INFORMATION SHOWN:
▬▬▬

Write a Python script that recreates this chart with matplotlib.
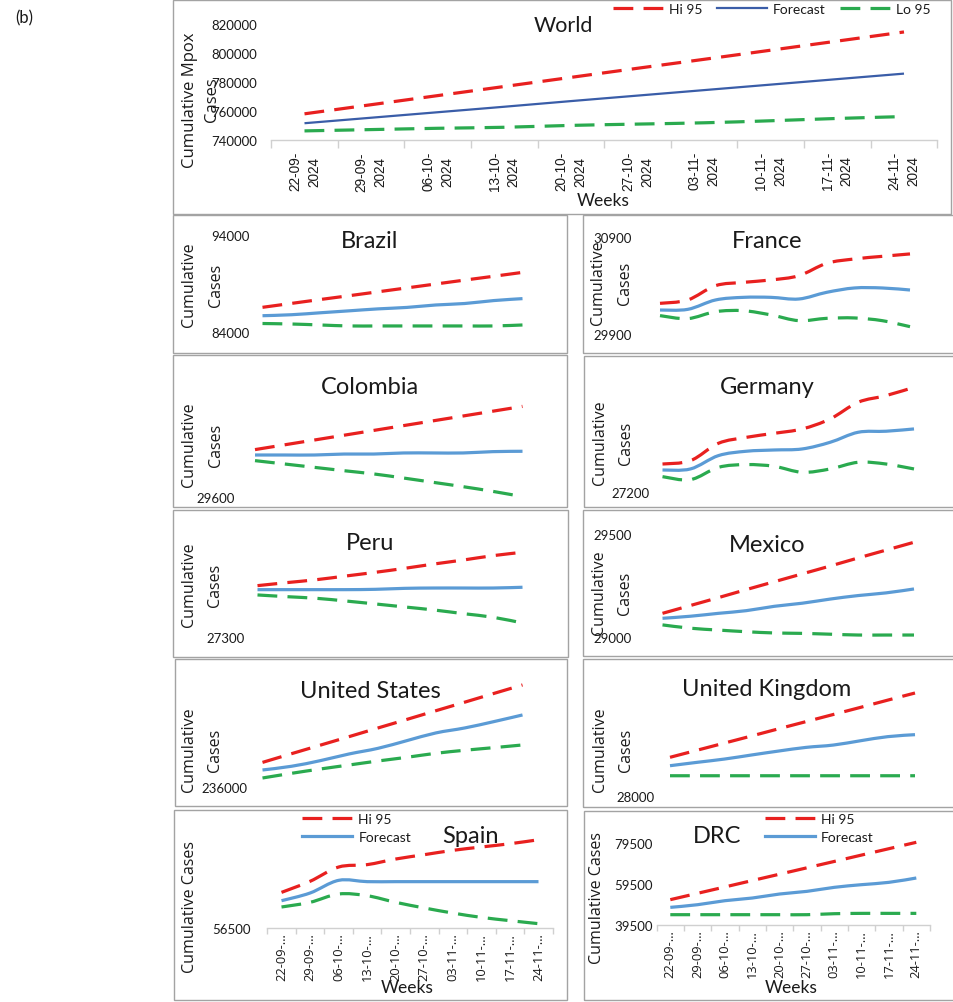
import numpy as np
import matplotlib
matplotlib.use("Agg")
import matplotlib.pyplot as plt
from matplotlib.path import Path
from matplotlib.patches import PathPatch, Rectangle
from matplotlib.lines import Line2D

# ---------------------------------------------------------------- data
weeks = ["22-09-2024", "29-09-2024", "06-10-2024", "13-10-2024", "20-10-2024",
         "27-10-2024", "03-11-2024", "10-11-2024", "17-11-2024", "24-11-2024"]

world_hi = [758100, 764400, 770700, 777000, 783300, 789600, 795800, 802100, 808400, 814700]
world_fc = [751600, 755400, 759200, 763000, 766900, 770700, 774500, 778300, 782100, 785900]
world_lo = [746300, 747200, 748100, 748800, 750100, 751000, 751900, 753300, 754900, 756200]

brazil_hi = [86560, 86960, 87360, 87750, 88150, 88550, 88950, 89350, 89740, 90140]
brazil_fc = [85700, 85800, 86000, 86200, 86400, 86550, 86800, 86950, 87250, 87450]
brazil_lo = [84900, 84850, 84750, 84650, 84650, 84650, 84650, 84650, 84650, 84750]

france_hi = [30217, 30252, 30400, 30434, 30459, 30503, 30631, 30676, 30703, 30728]
france_fc = [30148, 30155, 30252, 30279, 30279, 30262, 30331, 30376, 30376, 30355]
france_lo = [30090, 30059, 30131, 30141, 30097, 30038, 30062, 30066, 30038, 29976]

colombia_hi = [29995, 30035, 30075, 30115, 30155, 30195, 30235, 30275, 30315, 30355]
colombia_fc = [29950, 29950, 29950, 29958, 29958, 29967, 29967, 29967, 29978, 29981]
colombia_lo = [29903, 29875, 29847, 29819, 29792, 29758, 29722, 29686, 29647, 29603]

germany_hi = [27446, 27475, 27626, 27678, 27713, 27751, 27838, 27983, 28041, 28113]
germany_fc = [27394, 27403, 27519, 27557, 27568, 27577, 27635, 27722, 27731, 27751]
germany_lo = [27336, 27310, 27417, 27441, 27426, 27374, 27403, 27461, 27446, 27403]

peru_hi = [27777, 27805, 27832, 27866, 27900, 27937, 27977, 28014, 28054, 28085]
peru_fc = [27740, 27740, 27740, 27740, 27743, 27752, 27755, 27755, 27755, 27762]
peru_lo = [27691, 27675, 27660, 27635, 27608, 27580, 27552, 27518, 27485, 27432]

mexico_hi = [29116, 29154, 29192, 29231, 29269, 29307, 29345, 29384, 29422, 29460]
mexico_fc = [29092, 29102, 29116, 29129, 29150, 29165, 29185, 29202, 29215, 29234]
mexico_lo = [29060, 29044, 29035, 29027, 29021, 29019, 29015, 29011, 29011, 29011]

us_hi = [238300, 239100, 239890, 240680, 241480, 242270, 243070, 243860, 244660, 245450]
us_fc = [237600, 237940, 238460, 239080, 239600, 240310, 241020, 241480, 242060, 242680]
us_lo = [236860, 237290, 237690, 238060, 238430, 238770, 239140, 239420, 239660, 239910]

uk_hi = [28329, 28390, 28451, 28512, 28574, 28635, 28696, 28757, 28819, 28880]
uk_fc = [28257, 28286, 28314, 28349, 28383, 28414, 28434, 28471, 28506, 28523]
uk_lo = [28171, 28171, 28171, 28171, 28171, 28171, 28171, 28171, 28171, 28171]

spain_hi = [56829, 56931, 57063, 57085, 57137, 57177, 57217, 57248, 57278, 57315]
spain_fc = [56752, 56823, 56940, 56928, 56928, 56928, 56928, 56928, 56928, 56928]
spain_lo = [56694, 56737, 56814, 56798, 56737, 56685, 56638, 56598, 56568, 56540]

drc_hi = [51800, 54930, 58060, 61200, 64330, 67460, 70590, 73730, 76860, 79990]
drc_fc = [48020, 49330, 51300, 52610, 54580, 55890, 57860, 59170, 60320, 62450]
drc_lo = [44420, 44420, 44420, 44420, 44420, 44420, 44900, 45070, 45070, 45070]

series_names = ["Hi 95", "Forecast", "Lo 95"]

# ---------------------------------------------------------------- style
W, H = 954, 1003
RED = "#e8201f"
GREEN = "#2aaa4f"
BLUE = "#5b9bd5"
BLUE_DARK = "#3a5da8"
BORDER = "#a3a3a3"
AXIS = "#d0d0d0"
TXT = "#1a1a1a"
DASH = (0, (6.2, 3.2))
TITLE_FONT = "Lato"
LABEL_FONT = "Open Sans"

fig = plt.figure(figsize=(W / 100, H / 100), dpi=100)
fig.patch.set_facecolor("white")


def fx(px):
    return px / W


def fy(py):
    return 1 - py / H


def frame(x0, y0, x1, y1):
    fig.patches.append(Rectangle((fx(x0), fy(y1)), (x1 - x0) / W, (y1 - y0) / H,
                                 transform=fig.transFigure, fill=False,
                                 ec=BORDER, lw=1.0, zorder=0))


def smooth_path(xs, ys):
    """Cubic Bezier path through the points (spreadsheet-style smoothed line)."""
    p = np.column_stack([xs, ys]).astype(float)
    n = len(p)
    verts = [p[0]]
    codes = [Path.MOVETO]
    for i in range(n - 1):
        pm = p[i - 1] if i > 0 else p[i]
        pp = p[i + 2] if i + 2 < n else p[i + 1]
        verts += [p[i] + (p[i + 1] - pm) / 6, p[i + 1] - (pp - p[i]) / 6, p[i + 1]]
        codes += [Path.CURVE4] * 3
    return Path(verts, codes)


def panel_axes(x_first, x_last, y_lo_px, y_hi_px, v_lo, v_hi):
    n = len(weeks)
    step = (x_last - x_first) / (n - 1)
    left, right = x_first - step / 2, x_last + step / 2
    ax = fig.add_axes([fx(left), fy(y_lo_px), (right - left) / W, (y_lo_px - y_hi_px) / H])
    ax.set_xlim(-0.5, n - 0.5)
    ax.set_ylim(v_lo, v_hi)
    ax.patch.set_alpha(0)
    for s in ax.spines.values():
        s.set_visible(False)
    ax.set_xticks([])
    return ax, left


def draw_series(ax, hi, fc, lo, fc_color, fc_lw):
    x = np.arange(len(weeks))
    for vals, col, lw, ls in ((hi, RED, 2.3, DASH), (fc, fc_color, fc_lw, "-"),
                              (lo, GREEN, 2.3, DASH)):
        ax.add_patch(PathPatch(smooth_path(x, vals), fill=False, ec=col, lw=lw,
                               ls=ls, capstyle="butt", joinstyle="round",
                               clip_on=False))


def y_ticks(ax, left_px, vals, label_right_px, size):
    ax.set_yticks(vals)
    ax.set_yticklabels([str(v) for v in vals], fontfamily=TITLE_FONT, fontsize=size,
                       color=TXT)
    ax.tick_params(axis="y", length=0, pad=(left_px - label_right_px) * 0.72)


def date_axis(ax, labels, pad, size, family, tick_len, linespacing=1.2):
    n = len(weeks)
    ax.spines["bottom"].set_visible(True)
    ax.spines["bottom"].set_color(AXIS)
    ax.spines["bottom"].set_linewidth(1.0)
    ax.set_xticks(range(n))
    ax.set_xticklabels(labels, rotation=90, fontsize=size, fontfamily=family,
                       color=TXT, multialignment="center", linespacing=linespacing)
    ax.set_xticks(np.arange(-0.5, n), minor=True)
    ax.tick_params(axis="x", which="major", length=0, pad=pad)
    ax.tick_params(axis="x", which="minor", length=tick_len, color=AXIS, width=1.0)


def legend_at(ax, handles, labels, x_px, y_px, ncol, colsp=1.0):
    leg = ax.legend(handles, labels, loc="upper left",
                    bbox_to_anchor=(fx(x_px), fy(y_px)),
                    bbox_transform=fig.transFigure, ncol=ncol, frameon=False,
                    borderpad=0, borderaxespad=0, handlelength=3.6,
                    handletextpad=0.45, columnspacing=colsp, labelspacing=0.45,
                    prop={"family": TITLE_FONT, "size": 10})
    for t in leg.get_texts():
        t.set_color(TXT)


def label_text(x, y, s, size, family, **kw):
    fig.text(fx(x), fy(y), s, fontsize=size, fontfamily=family, color=TXT,
             ha="center", va="center", **kw)


# ---------------------------------------------------------------- (b)
label_text(24, 18, "(b)", 12, TITLE_FONT)

# ---------------------------------------------------------------- World
frame(173, 1, 951, 215)
ax, left = panel_axes(304.5, 904, 141, 25.3, 740000, 820000)
draw_series(ax, world_hi, world_fc, world_lo, BLUE_DARK, 1.6)
y_ticks(ax, left, [740000, 760000, 780000, 800000, 820000], 257, 9.5)
date_axis(ax, [w[:6] + "\n" + w[6:] for w in weeks], pad=8, size=9.8,
          family="Liberation Sans", tick_len=6, linespacing=1.45)
h_hi = Line2D([], [], color=RED, lw=2.3, ls=DASH, dash_capstyle="butt")
h_fc_dark = Line2D([], [], color=BLUE_DARK, lw=1.6)
h_fc = Line2D([], [], color=BLUE, lw=2.3)
h_lo = Line2D([], [], color=GREEN, lw=2.3, ls=DASH, dash_capstyle="butt")
legend_at(ax, [h_hi, h_fc_dark, h_lo], series_names, 613, 4, ncol=3, colsp=1.0)
label_text(563, 26, "World", 15.5, TITLE_FONT)
label_text(603, 201, "Weeks", 12.5, TITLE_FONT)
label_text(201, 100, "Cumulative Mpox\nCases", 12, LABEL_FONT, rotation=90,
           multialignment="center", linespacing=1.5)

# ---------------------------------------------------------------- country panels
small = [
    # name, hi, fc, lo, frame, (x_first, x_last, y_lo_px, y_hi_px, v_lo, v_hi),
    # ticks, label right edge, title centre, y-label centre
    ("Brazil", brazil_hi, brazil_fc, brazil_lo, (173, 216, 567, 354),
     (262.5, 522.5, 333.3, 235.7, 84000, 94000), [84000, 94000], 250, (370, 242), (202.5, 285)),
    ("France", france_hi, france_fc, france_lo, (583, 216, 957, 354),
     (660, 910, 335, 238.3, 29900, 30900), [29900, 30900], 632, (767, 242), (611.5, 283)),
    ("Colombia", colombia_hi, colombia_fc, colombia_lo, (173, 356, 567, 508),
     (255, 522.5, 498, 378, 29600, 30600), [29600], 235, (370, 388), (202.5, 445)),
    ("Germany", germany_hi, germany_fc, germany_lo, (584, 357, 957, 508),
     (662.5, 914, 493.3, 378.3, 27200, 28200), [27200], 650, (767, 387), (613, 443)),
    ("Peru", peru_hi, peru_fc, peru_lo, (173, 511, 568, 658),
     (257.5, 522.5, 638.3, 530, 27300, 28300), [27300], 245, (370, 543), (202, 585)),
    ("Mexico", mexico_hi, mexico_fc, mexico_lo, (583, 511, 957, 657),
     (662.5, 914, 638.3, 535, 29000, 29500), [29000, 29500], 632, (767, 545), (612, 593)),
    ("United States", us_hi, us_fc, us_lo, (175, 660, 567, 807),
     (262.5, 522.5, 788.3, 680, 236000, 246000), [236000], 247, (370, 692), (202, 750)),
    ("United Kingdom", uk_hi, uk_fc, uk_lo, (583, 660, 957, 808),
     (670, 915, 796.7, 680, 28000, 29000), [28000], 655, (767, 690), (613, 750)),
]

for name, hi, fc, lo, fr, geo, ticks, lab_r, tpos, ypos in small:
    frame(*fr)
    ax, left = panel_axes(*geo)
    draw_series(ax, hi, fc, lo, BLUE, 2.3)
    y_ticks(ax, left, ticks, lab_r, 9.5)
    label_text(tpos[0], tpos[1], name, 17, TITLE_FONT)
    label_text(ypos[0], ypos[1], "Cumulative\nCases", 11.5, LABEL_FONT, rotation=90,
               multialignment="center", linespacing=1.85)

# ---------------------------------------------------------------- Spain / DRC
short = [w[:6] + "\u2026" for w in weeks]
bottom = [
    # name, hi, fc, lo, frame, geometry, ticks, label right edge, title centre,
    # y-label centre, legend left, "Weeks" centre x
    ("Spain", spain_hi, spain_fc, spain_lo, (174, 811, 567, 1001),
     (281.5, 538.5, 929, 820.7, 56500, 57500), [56500], 251, (470, 837), (190, 907), 302, 407),
    ("DRC", drc_hi, drc_fc, drc_lo, (584, 812, 957, 1001),
     (670.3, 916.3, 925.7, 844.3, 39500, 79500), [39500, 59500, 79500], 653, (717, 837), (597, 898), 765, 791),
]
for name, hi, fc, lo, fr, geo, ticks, lab_r, tpos, ypos, leg_x, weeks_x in bottom:
    frame(*fr)
    ax, left = panel_axes(*geo)
    draw_series(ax, hi, fc, lo, BLUE, 2.3)
    y_ticks(ax, left, ticks, lab_r, 9.5)
    date_axis(ax, short, pad=3, size=9.3, family=LABEL_FONT, tick_len=4)
    legend_at(ax, [h_hi, h_fc], series_names[:2], leg_x, 814, ncol=1)
    label_text(tpos[0], tpos[1], name, 17, TITLE_FONT)
    label_text(weeks_x, 988, "Weeks", 12.5, TITLE_FONT)
    label_text(ypos[0], ypos[1], "Cumulative Cases", 11.5, LABEL_FONT, rotation=90)

fig.savefig("out.png", dpi=100, facecolor="white")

▬▬▬

Leave out the pictures. Transcribe only the lines above, from the first through the one that contains "30066, 30038, 29976]".

Write a Python script that recreates this chart with matplotlib.
import numpy as np
import matplotlib
matplotlib.use("Agg")
import matplotlib.pyplot as plt
from matplotlib.path import Path
from matplotlib.patches import PathPatch, Rectangle
from matplotlib.lines import Line2D

# ---------------------------------------------------------------- data
weeks = ["22-09-2024", "29-09-2024", "06-10-2024", "13-10-2024", "20-10-2024",
         "27-10-2024", "03-11-2024", "10-11-2024", "17-11-2024", "24-11-2024"]

world_hi = [758100, 764400, 770700, 777000, 783300, 789600, 795800, 802100, 808400, 814700]
world_fc = [751600, 755400, 759200, 763000, 766900, 770700, 774500, 778300, 782100, 785900]
world_lo = [746300, 747200, 748100, 748800, 750100, 751000, 751900, 753300, 754900, 756200]

brazil_hi = [86560, 86960, 87360, 87750, 88150, 88550, 88950, 89350, 89740, 90140]
brazil_fc = [85700, 85800, 86000, 86200, 86400, 86550, 86800, 86950, 87250, 87450]
brazil_lo = [84900, 84850, 84750, 84650, 84650, 84650, 84650, 84650, 84650, 84750]

france_hi = [30217, 30252, 30400, 30434, 30459, 30503, 30631, 30676, 30703, 30728]
france_fc = [30148, 30155, 30252, 30279, 30279, 30262, 30331, 30376, 30376, 30355]
france_lo = [30090, 30059, 30131, 30141, 30097, 30038, 30062, 30066, 30038, 29976]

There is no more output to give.